Bottom line, if it works, do more of it, and if it doesn't do less! Easier said than done, but worth the effort, as we usually put more effort into actions that yield much less (such as trying to get our partners to change!). These efforts don't have to be "grand gestures", they often work better when they are small actions taken often. Doing this strengthens safety, trust, and security in relationships, allowing partners to take greater risks with each other.
Focusing on more of the good is an example of working smarter, not harder.
- PATIENCE: What does it mean to be an adult? There are many answers, but looking at it from a developmental viewpoint you could define it as having the ability to self-regulate. Children have to learn to do this, but as adults we don't have to spin out of control every time things don't go our way.

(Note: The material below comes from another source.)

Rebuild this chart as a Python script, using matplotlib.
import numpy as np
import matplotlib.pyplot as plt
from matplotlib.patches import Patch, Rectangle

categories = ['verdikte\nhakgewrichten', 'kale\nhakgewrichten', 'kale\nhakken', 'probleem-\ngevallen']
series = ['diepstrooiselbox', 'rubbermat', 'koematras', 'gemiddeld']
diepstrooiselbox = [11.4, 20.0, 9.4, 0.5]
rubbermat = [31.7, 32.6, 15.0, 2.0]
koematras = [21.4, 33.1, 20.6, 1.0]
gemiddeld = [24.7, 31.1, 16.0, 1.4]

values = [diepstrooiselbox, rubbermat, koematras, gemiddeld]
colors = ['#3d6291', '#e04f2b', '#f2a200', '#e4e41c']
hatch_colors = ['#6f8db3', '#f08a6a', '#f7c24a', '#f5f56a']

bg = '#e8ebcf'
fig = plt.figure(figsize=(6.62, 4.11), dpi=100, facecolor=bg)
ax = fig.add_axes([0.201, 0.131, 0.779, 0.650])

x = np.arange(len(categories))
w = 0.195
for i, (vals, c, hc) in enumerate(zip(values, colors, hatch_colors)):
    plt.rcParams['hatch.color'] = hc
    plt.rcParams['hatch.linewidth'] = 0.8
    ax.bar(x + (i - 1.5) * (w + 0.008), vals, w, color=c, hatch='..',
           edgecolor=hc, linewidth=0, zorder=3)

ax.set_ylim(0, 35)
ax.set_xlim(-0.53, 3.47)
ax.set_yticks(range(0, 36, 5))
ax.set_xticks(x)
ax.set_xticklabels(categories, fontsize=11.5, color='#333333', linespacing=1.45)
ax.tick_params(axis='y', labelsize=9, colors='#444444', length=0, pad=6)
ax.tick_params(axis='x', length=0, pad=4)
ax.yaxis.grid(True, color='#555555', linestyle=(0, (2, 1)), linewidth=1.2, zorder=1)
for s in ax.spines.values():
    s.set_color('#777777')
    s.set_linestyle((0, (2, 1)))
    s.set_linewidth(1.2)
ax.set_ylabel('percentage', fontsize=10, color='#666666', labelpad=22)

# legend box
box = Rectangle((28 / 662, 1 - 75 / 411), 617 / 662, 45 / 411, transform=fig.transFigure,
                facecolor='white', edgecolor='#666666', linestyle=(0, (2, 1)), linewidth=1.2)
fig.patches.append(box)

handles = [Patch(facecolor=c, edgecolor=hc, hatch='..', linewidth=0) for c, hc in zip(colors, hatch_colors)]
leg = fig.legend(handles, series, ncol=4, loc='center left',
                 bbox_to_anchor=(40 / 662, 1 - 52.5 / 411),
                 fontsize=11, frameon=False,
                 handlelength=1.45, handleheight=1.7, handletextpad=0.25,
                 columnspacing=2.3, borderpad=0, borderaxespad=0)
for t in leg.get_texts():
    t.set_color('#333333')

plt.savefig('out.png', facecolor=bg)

This applies to both what is happening in the world and what is happening in our relationships. Being able to self-regulate your own reactions allows you to be present for what is going on with your partner, and as I often repeat, interest is the highest form of caring. Patience has been called a virtue for good reason--because it leads to a better life. It is also one of the ways to foster Acceptance. Patience invites you to stay in the moment, and that is the best place from which to
respond to what is going on with your partner (or yourself). Patience doesn't slow down the process, it just helps us notice it, and this is a time when we can notice things about each other that are missed when moving faster. Patience invites you to fall in love all over again--the key to enduring passion. It helps you to just wait--and trust the process. Rather than trying to control the outcome, trust that you have the capacity to respond to it as it happens. This
is what adults do.
During the current public health crisis, we are being tested in ways we have not been tested before, and this gives us is a chance to be better, if we want to. But being better is not something that just happens, it is a choice. One of the ways we can be better is how we love ourselves and love others, at least if you are fortunate enough to be able to contemplate this right now. Wouldn't it be great if we
all came through this with better relationships to ourselves and others? Better understanding? More patience? More awareness of what works and what doesn't? More willingness to do more of the good, and less of the bad? More acceptance of what we have limited or no control over?
That is the opportunity, but it will not be handed to you--you have to create it for yourself. This is what makes this extraordinary times.